İzmir Büyükşehir Belediyesi ve Dünya Bankası işbirliğiyle “Akıllı ve Sürdürülebilir Bir İzmir'e Doğru” çalıştayı başlatıldı. Çalıştayda Başkan Soyer, İzmir’in akıllı ve sürdürülebilir şehir olma yolunda üç formüle dikkat çekti.
İzmir’de, Büyükşehir Belediyesi ve Dünya Bankası işbirliğiyle Küresel Akıllı Şehir Programı (GSCP) kapsamında “Akıllı ve Sürdürülebilir Bir İzmir'e Doğru” çalıştayı başlatıldı. Tarihi Havagazı Fabrikası’nda düzenlenen çalıştayda, İzmir'in geleceğini şekillendirmek ve akıllı şehir uygulaması için yol haritası oluşturmak üzere planlama yapılacak. Çalıştaya Başkan Soyer başta olmak üzere, Dünya Bankası’ndan uzmanlar, özel sektör ve sivil toplum kuruluşları temsilcileri, akademisyenler ve belediye bürokratları katıldı. 8 Temmuz 2022 tarihine kadar sürecek çalıştayda İzmir’in akıllı şehir stratejisi masaya yatırılacak.

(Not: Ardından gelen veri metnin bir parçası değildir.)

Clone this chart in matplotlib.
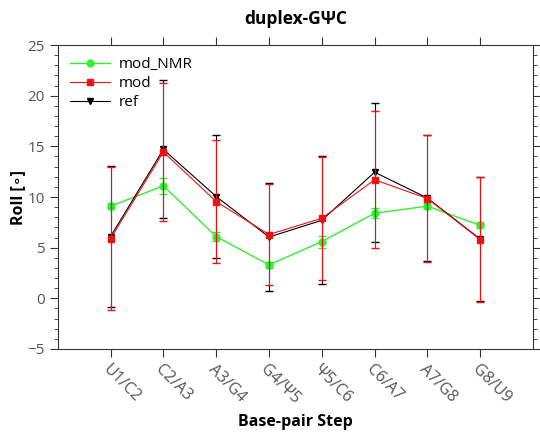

SOYER, YOL HARİTASI İÇİN KRİTERLERİ AÇIKLADI
Çalıştayın açılış töreninde konuşan Başkan Tunç Soyer, gelişmelere öncülük etmek için ‘olağanüstü potansiyele sahip’ İzmir'in Küresel Akıllı Şehir Programı kapsamında Dünya Bankası tarafından desteklendiğini ve bunun çok kıymetli olduğunu söyledi. İzmir'i daha akıllı ve sürdürülebilir bir şehir haline getirmek için çalıştıklarını ve bu çalıştayın da akıllı şehir vizyonunu şekillendirmede kendilerine önemli katkılar sağlayacağını ifade eden Soyer, şunları söyledi:
İzmir öncü bir kent. İzmir, Anadolu'da birçok şeyin ilkini gerçekleştirdi. İzmir çok kimlikli, çok sesli, farklılıkların olduğu bir kent. Akıllı şehir vizyonunu şekillendirirken üç kritere ihtiyacımız var. Birincisi doğadaki gibi farklılıkların, biyoçeşitliliğin yarattığı zenginlik. Toplumların içerisindeki farklılıklar da toplumu zengin ve güzel kılar. Öncelikle bunu kabul etmek gerekiyor. Farklı düşünen, farklı bakan insanlarla bir arada olduğumuzu kabul etmemiz gerekiyor. İkincisi; İzmir’in nüfusu 4.5 milyon. Herkesin bu çarkın bir dişlisi olması gerektiğini anlaması lazım. Ne eksik, ne fazla. Herkes bu işin bir parçası. Kendine daha büyük bir anlam atfettiğin zaman, diğerleri kendini anlamsız görmeye başlayabiliyor. Oysa çarkın dişlisi olduğunu kabul etmekle başlıyor her şey. Son olarak empati yapmak. Empatinin de akıllı bir şehir yaratmak için çok önemli olduğunu düşünüyorum. Yani dijital araç gereçleri, teknolojiyi nasıl kullanacağımız, zenginleştireceğimiz sorularından önce bu konularda akıl yürütmeye ihtiyacımız var."
DÜNYA BANKASI DANIŞMANI: İZMİR KONUSUNDA TUTKULUYUM
Dünya Bankası Akıllı Şehirler Başdanışmanı Graham Colclough ise üç gün sürecek çalıştayda şehirlerin fırsatları üzerinde duracaklarını belirterek, “Ben küresel olarak şehirleri dönüştürmek istiyorum. İzmir konusunda tutkuluyum. İzmir'de bir şeyler yapılabilir ve bunun için fırsatlar var. Bugün yapmaya çalıştığımız şey mümkün olduğunca her şeyi iyi yapmak” dedi.